Женщина стояла, опустив глаза.

– Ты что от меня глаза прячешь, говори, куда продукты, полученные по их карточкам, дела? – повысил голос до крика фронтовик Хлопков.

– Не вели казнить, Никита Петрович! Сам знаешь, муж на фронте сгинул, три голодных рта на руках осталось, живем на мою карточку вчетвером. Я ребят своих это время немного подкармливала.

– Ты что, сдурела? Это дело судебное! Посадят за это!

– Пусть садят – все одно помирать, в тюрьме или здесь, все одно от голода помрем! – обреченно ответила женщина.

– Ладно, Никита Петрович, Бог с ней, она не себе – малым детям снесла наши пайки, мы не в претензии, – успокоили разбушевавшегося начальника девушки.

– Молодцы, девчата, так и надо поступать, выручать попавших в беду! А теперь докладывайте, чему научились? – Подержав в руках удостоверения, сказал: – Мне позарез на участке лесозаготовки нужен учетчик, Пана, придется тебе взяться за это дело. А ты, Феня, принимай трактор СТЗ, что стоит возле кузни, надо перебрать ходовую, заменить фрикционы.

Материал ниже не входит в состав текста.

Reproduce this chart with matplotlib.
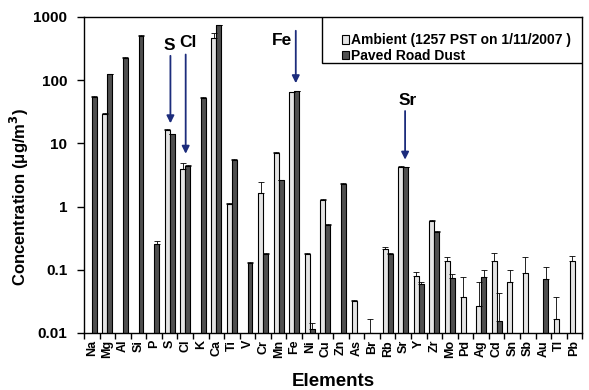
import numpy as np
import matplotlib.pyplot as plt
from matplotlib.patches import Rectangle
from matplotlib.ticker import FixedLocator, NullFormatter

elements = ['Na', 'Mg', 'Al', 'Si', 'P', 'S', 'Cl', 'K', 'Ca', 'Ti', 'V', 'Cr', 'Mn', 'Fe',
            'Ni', 'Cu', 'Zn', 'As', 'Br', 'Rb', 'Sr', 'Y', 'Zr', 'Mo', 'Pd', 'Ag', 'Cd',
            'Sn', 'Sb', 'Au', 'Tl', 'Pb']
nan = np.nan
ambient = [nan, 29, nan, nan, nan, 16.3, 4.0, nan, 470, 1.1, nan, 1.62, 7.1, 64,
           0.178, 1.27, nan, 0.032, 0.0101, 0.21, 4.3, 0.08, 0.6, 0.139, 0.037, 0.027, 0.139,
           0.065, 0.088, nan, 0.0168, 0.139]
ambient_err = [0, 1, 0, 0, 0, 0.8, 0.9, 0, 80, 0.05, 0, 0.8, 0.2, 2,
               0.005, 0.04, 0, 0.001, 0.0064, 0.02, 0.1, 0.013, 0.02, 0.022, 0.041, 0.038, 0.048,
               0.034, 0.069, 0, 0.021, 0.026]
dust = [55, 125, 227, 500, 0.26, 14, 4.4, 53, 750, 5.5, 0.13, 0.18, 2.6, 67,
        0.0117, 0.52, 2.28, nan, nan, 0.18, 4.2, 0.059, 0.40, 0.075, nan, 0.077, 0.0155,
        nan, nan, 0.071, nan, nan]
dust_err = [1, 2, 5, 10, 0.025, 0.3, 0.1, 1, 10, 0.1, 0.002, 0.005, 0.05, 1,
            0.0025, 0.01, 0.05, 0, 0, 0.005, 0.1, 0.006, 0.01, 0.01, 0, 0.022, 0.027,
            0, 0, 0.039, 0, 0]

# arrow callouts: label, arrow x, arrow start y, arrow tip y, text x, text y
callouts = [('S', 5.05, 269, 18.8, 4.96, 348),
            ('Cl', 6.03, 282, 6.2, 6.16, 402),
            ('Fe', 13.1, 670, 81, 12.2, 422),
            ('Sr', 20.12, 36, 5.0, 20.31, 48.6)]

plt.rcParams['font.family'] = ['Liberation Sans', 'DejaVu Sans']
plt.rcParams['font.weight'] = 'bold'

fig = plt.figure(figsize=(5.89, 3.90), dpi=100)
ax = fig.add_axes([84 / 589, 1 - 333 / 390, 498.3 / 589, 316 / 390])

x = np.arange(len(elements))
w = 0.32
amb = np.array(ambient, dtype=float)
dst = np.array(dust, dtype=float)
ea = np.array(ambient_err, dtype=float)
ed = np.array(dust_err, dtype=float)

ax.bar(x - w / 2, amb, w, color='#e4e4e4', edgecolor='black', linewidth=0.8,
       label='Ambient (1257 PST on 1/11/2007 )', zorder=2)
ax.bar(x + w / 2, dst, w, color='#4f4f4f', edgecolor='black', linewidth=0.8,
       label='Paved Road Dust', zorder=2)
ax.errorbar(x - w / 2, amb, yerr=[np.zeros_like(ea), ea], fmt='none', ecolor='black',
            elinewidth=0.6, capsize=2, capthick=0.6, zorder=3)
ax.errorbar(x + w / 2, dst, yerr=[np.zeros_like(ed), ed], fmt='none', ecolor='black',
            elinewidth=0.6, capsize=2, capthick=0.6, zorder=3)

ax.set_yscale('log')
ax.set_ylim(0.01, 1000)
ax.set_xlim(-0.5, len(elements) - 0.5)
ax.set_yticks([0.01, 0.1, 1, 10, 100, 1000])
ax.set_yticklabels(['0.01', '0.1', '1', '10', '100', '1000'], fontsize=11, fontweight='bold')
ax.yaxis.set_minor_locator(FixedLocator([]))
ax.set_xticks(x)
ax.set_xticklabels(elements, rotation=90, fontsize=9, fontweight='bold')
ax.tick_params(axis='x', which='major', length=0, pad=5)
ax.xaxis.set_minor_locator(FixedLocator(np.arange(-0.5, len(elements), 1.0)))
ax.xaxis.set_minor_formatter(NullFormatter())
ax.tick_params(axis='x', which='minor', length=4, width=1)
ax.tick_params(axis='y', which='major', length=5, width=1, pad=7)
for s in ax.spines.values():
    s.set_linewidth(1.0)

ax.set_ylabel('Concentration (\u03bcg/m$^\\mathbf{3}$)', fontsize=12, fontweight='bold')
ax.yaxis.set_label_coords(-0.106, 0.432)
ax.set_xlabel('Elements', fontsize=13.5, fontweight='bold', labelpad=11)

# legend box sits in the top right corner of the axes
ax.add_patch(Rectangle((0.4776, 0.8535), 0.5224, 0.1465, transform=ax.transAxes,
                       facecolor='white', edgecolor='black', linewidth=1.0, zorder=4))
leg = ax.legend(loc='upper left', bbox_to_anchor=(0.517, 0.948), frameon=False,
                borderpad=0, borderaxespad=0, handlelength=0.5, handleheight=0.6,
                handletextpad=0.2, labelspacing=0.1, prop={'weight': 'bold', 'size': 10})
leg.set_zorder(5)

arrow_color = '#1c2c7c'
for name, xa, y0, y1, xt, yt in callouts:
    ax.annotate('', xy=(xa, y1), xytext=(xa, y0),
                arrowprops=dict(arrowstyle='-|>', color=arrow_color, lw=1.3, mutation_scale=11))
    ax.text(xt, yt, name, ha='center', va='center', fontsize=12.5, fontweight='bold')

fig.savefig('out.png', dpi=100)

Так солдатская вдова стала уважаемым человеком Федосьей Ефимовной, трактористом старенького гусеничного трактора СТЗ, и проработала на нем полтора военных года. Многие обращались к ней, просили вспахать огород, притащить из тайги связку хлыстов на дрова, зарод сена и никому не отказывала, несмотря на то, что директор лесоучастка категорически запрещал использовать трактор в этих целях.

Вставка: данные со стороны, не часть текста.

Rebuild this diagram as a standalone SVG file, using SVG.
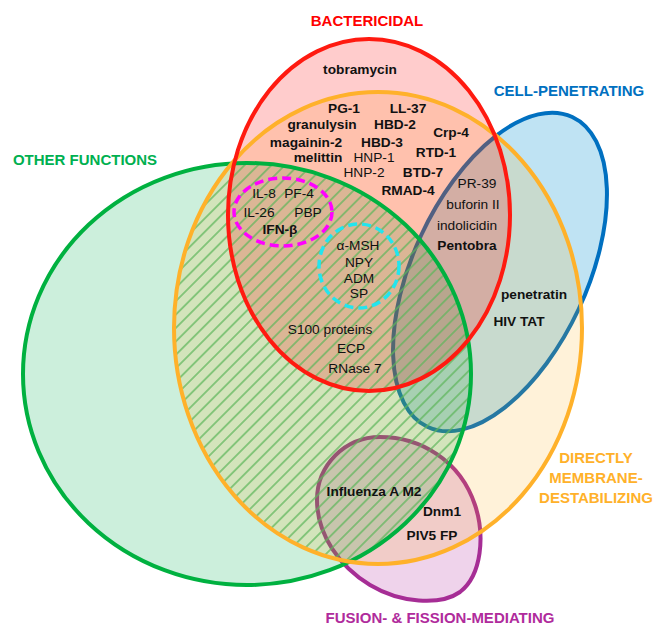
<svg xmlns="http://www.w3.org/2000/svg" width="654" height="625" viewBox="0 0 654 625">
<style>
.t{font-family:"Liberation Sans",Arial,sans-serif;font-size:13.7px;fill:#111;text-anchor:middle}
.b{font-weight:bold}
.lab{font-family:"Liberation Sans",Arial,sans-serif;font-size:15px;font-weight:bold;text-anchor:middle}
.out{fill:none;stroke-width:4}
</style>
<defs>
<pattern id="hatch" width="9.5" height="9.5" patternUnits="userSpaceOnUse" patternTransform="rotate(45)">
<line x1="4.75" y1="0" x2="4.75" y2="9.5" stroke="#5db65a" stroke-width="1.3"/>
</pattern>
<clipPath id="clipOrange"><ellipse cx="378" cy="328" rx="204" ry="236"/></clipPath>
</defs>
<rect width="654" height="625" fill="#fff"/>

<g id="cell-penetrating">
<ellipse cx="500" cy="272" rx="87" ry="171" transform="rotate(25 500 272)" fill="#0090d0" fill-opacity="0.25" stroke="#0070c0" stroke-width="4"/>
</g>
<g id="fusion-fission">
<path d="M380,437 C420,437 460,460 475,505 C485,535 482,575 460,592 C440,606 400,603 370,585 C340,567 317,535 317,500 C317,465 345,437 380,437 Z" fill="#c050b0" fill-opacity="0.25" stroke="#a62d95" stroke-width="4"/>
</g>

<g id="fills">
<ellipse cx="247" cy="374" rx="224" ry="211" fill="#00b050" fill-opacity="0.2"/>
<ellipse cx="378" cy="328" rx="204" ry="236" fill="#ffa500" fill-opacity="0.15"/>
<ellipse cx="369" cy="215" rx="141" ry="176" fill="#ff0000" fill-opacity="0.2"/>
</g>
<g id="hatch-area" clip-path="url(#clipOrange)">
<ellipse cx="247" cy="374" rx="224" ry="211" fill="url(#hatch)"/>
</g>

<g id="other-functions">
<ellipse class="out" cx="247" cy="374" rx="224" ry="211" stroke="#00b140"/>
</g>
<g id="membrane-destabilizing">
<ellipse class="out" cx="378" cy="328" rx="204" ry="236" stroke="#ffb12a"/>
</g>
<g id="bactericidal">
<ellipse class="out" cx="369" cy="215" rx="141" ry="176" stroke="#ff1a10"/>
</g>
<g id="chemokines">
<ellipse cx="283" cy="212" rx="49" ry="34" fill="none" stroke="#ff00ff" stroke-width="3.5" stroke-dasharray="9 5"/>
</g>
<g id="neuropeptides">
<ellipse cx="359" cy="266" rx="40" ry="42" fill="none" stroke="#22e5ee" stroke-width="3.5" stroke-dasharray="9 5"/>
</g>

<g id="set-labels">
<text class="lab" x="367" y="26" fill="#ff0000">BACTERICIDAL</text>
<text class="lab" x="569" y="96" fill="#0070c0">CELL-PENETRATING</text>
<text class="lab" x="85" y="165" fill="#00b050">OTHER FUNCTIONS</text>
<text class="lab" x="596" y="463" fill="#ffb12a">DIRECTLY</text>
<text class="lab" x="596" y="483" fill="#ffb12a">MEMBRANE-</text>
<text class="lab" x="596" y="503" fill="#ffb12a">DESTABILIZING</text>
<text class="lab" x="440" y="623" fill="#b02b9c">FUSION- &amp; FISSION-MEDIATING</text>
</g>

<g id="members">
<text class="t b" x="360" y="74">tobramycin</text>
<text class="t b" x="344" y="113">PG-1</text>
<text class="t b" x="408" y="113">LL-37</text>
<text class="t b" x="322" y="129">granulysin</text>
<text class="t b" x="395" y="129">HBD-2</text>
<text class="t b" x="451" y="137">Crp-4</text>
<text class="t b" x="306" y="147">magainin-2</text>
<text class="t b" x="382" y="147">HBD-3</text>
<text class="t b" x="436" y="157">RTD-1</text>
<text class="t b" x="318" y="162">melittin</text>
<text class="t" x="374" y="162">HNP-1</text>
<text class="t" x="364" y="177">HNP-2</text>
<text class="t b" x="423" y="177">BTD-7</text>
<text class="t b" x="408" y="195">RMAD-4</text>
<text class="t" x="477" y="188">PR-39</text>
<text class="t" x="473" y="209">buforin II</text>
<text class="t" x="467" y="230">indolicidin</text>
<text class="t b" x="467" y="250">Pentobra</text>
<text class="t b" x="534" y="299">penetratin</text>
<text class="t b" x="519" y="326">HIV TAT</text>
<text class="t" x="264" y="198">IL-8</text>
<text class="t" x="299" y="198">PF-4</text>
<text class="t" x="259" y="217">IL-26</text>
<text class="t" x="308" y="217">PBP</text>
<text class="t b" x="280" y="234">IFN-β</text>
<text class="t" x="358" y="250">α-MSH</text>
<text class="t" x="359" y="267">NPY</text>
<text class="t" x="359" y="283">ADM</text>
<text class="t" x="359" y="298">SP</text>
<text class="t" x="330" y="334">S100 proteins</text>
<text class="t" x="351" y="353">ECP</text>
<text class="t" x="355" y="373">RNase 7</text>
<text class="t b" x="374" y="496">Influenza A M2</text>
<text class="t b" x="442" y="516">Dnm1</text>
<text class="t b" x="432" y="540">PIV5 FP</text>
</g>
</svg>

У трактора не было кабины, летом от дождя, зимой от падающего на голову снега трактористку защищал кусок брезента, натянутого над головой. В летнюю жару она задыхалась от зноя, исходящего от разогретого тракторного мотора, в лютые зимние морозы металл так настывал, что прилипал к рукам даже тогда, когда на них были надеты рукавицы. Не спасали стеганые на вате телогрейка и такие же штаны, трактор был старый, часто ломался. Федосья со слезами на глазах своими руками ремонтировала его зимой и летом.

Воюющей стране нужен был лес любой ценой, и, не жалея своего здоровья, на полуголодном пайке женщины валили вековой лес, кряжевали, стаскивали бревна на трелевочных санках, запряженных лошадьми, к ледовым желобам, намороженным на склонах гор, спускали по ним бревна на речной лед.

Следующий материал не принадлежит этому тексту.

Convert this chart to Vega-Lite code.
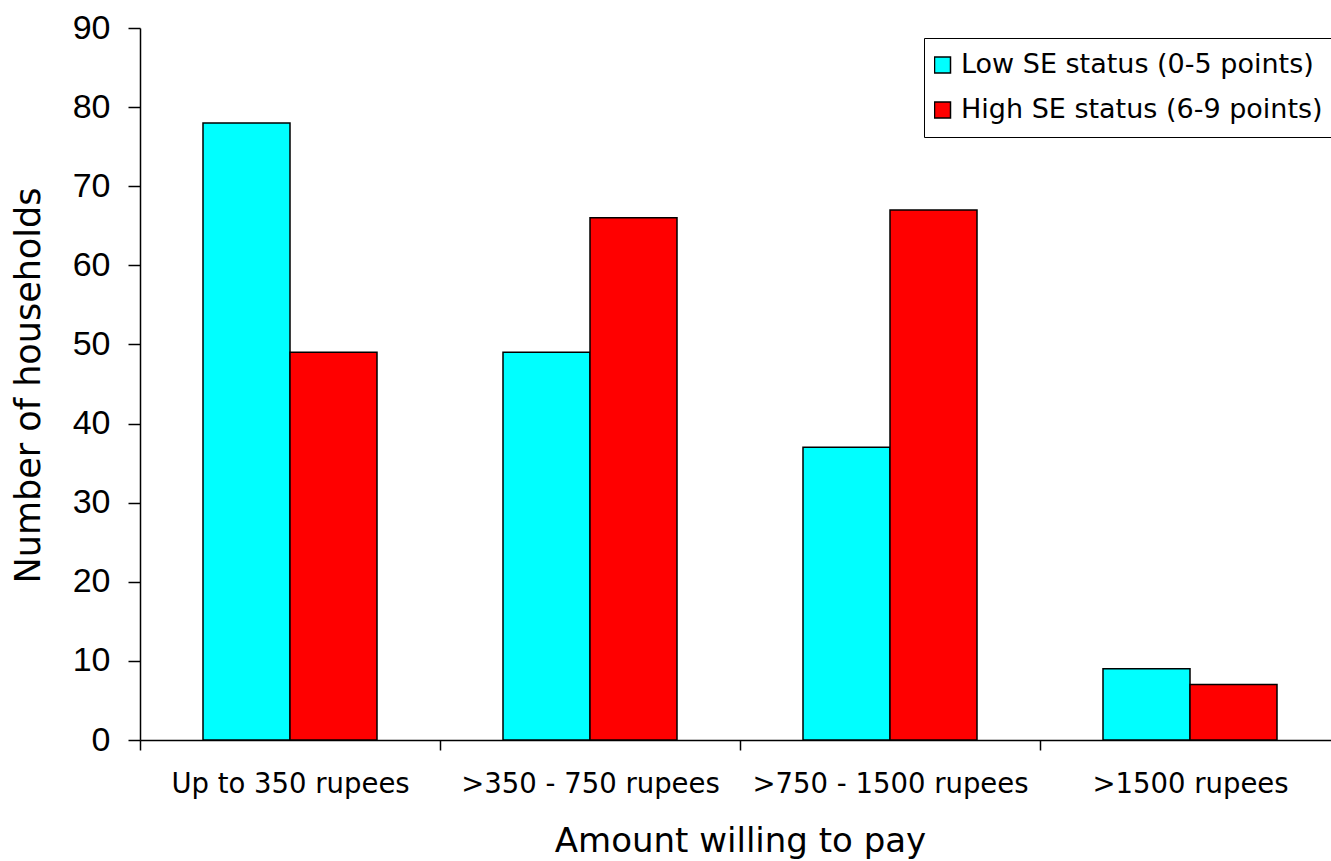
{
  "$schema": "https://vega.github.io/schema/vega-lite/v6.json",
  "autosize": {"type": "none"},
  "width": 1200,
  "height": 712,
  "padding": {"left": 140, "top": 28, "right": 0, "bottom": 121},
  "background": "white",
  "config": {
    "font": "Liberation Sans",
    "view": {"stroke": null},
    "axis": {"grid": false, "domainColor": "black", "tickColor": "black", "labelColor": "black", "titleColor": "black", "domainWidth": 1.5, "tickWidth": 1.5, "titleFontWeight": "normal"}
  },
  "data": {
    "values": [
      {"amount": "Up to 350 rupees", "group": "Low SE status (0-5 points)", "households": 78},
      {"amount": "Up to 350 rupees", "group": "High SE status (6-9 points)", "households": 49},
      {"amount": ">350 - 750 rupees", "group": "Low SE status (0-5 points)", "households": 49},
      {"amount": ">350 - 750 rupees", "group": "High SE status (6-9 points)", "households": 66},
      {"amount": ">750 - 1500 rupees", "group": "Low SE status (0-5 points)", "households": 37},
      {"amount": ">750 - 1500 rupees", "group": "High SE status (6-9 points)", "households": 67},
      {"amount": ">1500 rupees", "group": "Low SE status (0-5 points)", "households": 9},
      {"amount": ">1500 rupees", "group": "High SE status (6-9 points)", "households": 7}
    ]
  },
  "mark": {"type": "bar", "stroke": "black", "strokeWidth": 1.5},
  "encoding": {
    "x": {
      "field": "amount", "type": "nominal",
      "sort": ["Up to 350 rupees", ">350 - 750 rupees", ">750 - 1500 rupees", ">1500 rupees"],
      "scale": {"paddingInner": 0, "paddingOuter": 0},
      "axis": {
        "title": "Amount willing to pay", "titleFont": "DejaVu Sans", "titleFontSize": 34, "titlePadding": 27,
        "labelAngle": 0, "labelFont": "DejaVu Sans", "labelFontSize": 27.5, "labelPadding": 20, "labelLimit": 400,
        "tickBand": "extent", "tickSize": 10
      }
    },
    "xOffset": {
      "field": "group", "type": "nominal",
      "sort": ["Low SE status (0-5 points)", "High SE status (6-9 points)"],
      "scale": {"paddingInner": 0, "paddingOuter": 0.724}
    },
    "y": {
      "field": "households", "type": "quantitative",
      "scale": {"domain": [0, 90], "nice": false},
      "axis": {
        "title": "Number of households", "titleFont": "DejaVu Sans", "titleFontSize": 35,
        "titleX": -112, "titleY": 357, "titleAngle": -90, "titleBaseline": "middle", "titleAlign": "center",
        "values": [0, 10, 20, 30, 40, 50, 60, 70, 80, 90],
        "labelFontSize": 34, "labelPadding": 18, "tickSize": 12
      }
    },
    "color": {
      "field": "group", "type": "nominal",
      "sort": ["Low SE status (0-5 points)", "High SE status (6-9 points)"],
      "scale": {"domain": ["Low SE status (0-5 points)", "High SE status (6-9 points)"], "range": ["#00FFFF", "#FF0000"]},
      "legend": {
        "title": null, "orient": "none", "legendX": 784, "legendY": 10,
        "strokeColor": "black", "fillColor": "white", "padding": 10,
        "symbolType": "square", "symbolSize": 256, "symbolStrokeColor": "black", "symbolStrokeWidth": 1.5, "symbolOffset": -5,
        "labelFont": "DejaVu Sans", "labelFontSize": 27, "labelColor": "black", "labelLimit": 500, "labelOffset": 5,
        "clipHeight": 34, "rowPadding": 11
      }
    }
  }
}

Но деляны возле берегов рек вырубались, лесосеки уходили в глубь тайги. Чтобы возить лес из лесосек на берег Мины, разгребали снег, заливали ледовую дорогу. В ледяном желобе на лесосеке женщины накатывали заготовленные бревна на специальные лесовозные сани. Лошади тащили их на речной лед, женщины скатывали их и складывали в небольшие штабеля. С учетом потребностей военного времени нормы заготовок леса выросли сначала вдвое, а потом втрое.

Но русская женщина была сильнее лютых сибирских морозов, таежной сырости и туч таежного гнуса, от которого не было спасения, при скудном пайке в 600 граммов хлеба в сутки выполняла все нормы заготовки и вывозки леса.

В сорок четвертом году с фронта по ранению вернулся тракторист Кудинов Николай, без сожаленья Федосья передала ему трактор. За время работы трактористом она притащила на огород родителей несколько лесовозных саней с отбракованными бревнами. Они не включались в счет плана заготовленной древесины по длине, и их сжигали вместе с сучьями, обрубленными с деревьев во время раскряжевки. Из этого леса, положенного в огороде на лежки, Ефим собирался строить дом для своей многочисленной семьи. Но его было мало, дочь ушла с трактора, и его заветная мечта срубить новый дом отодвигалась на неопределенное время, но Ефим ждал, не теряя надежды.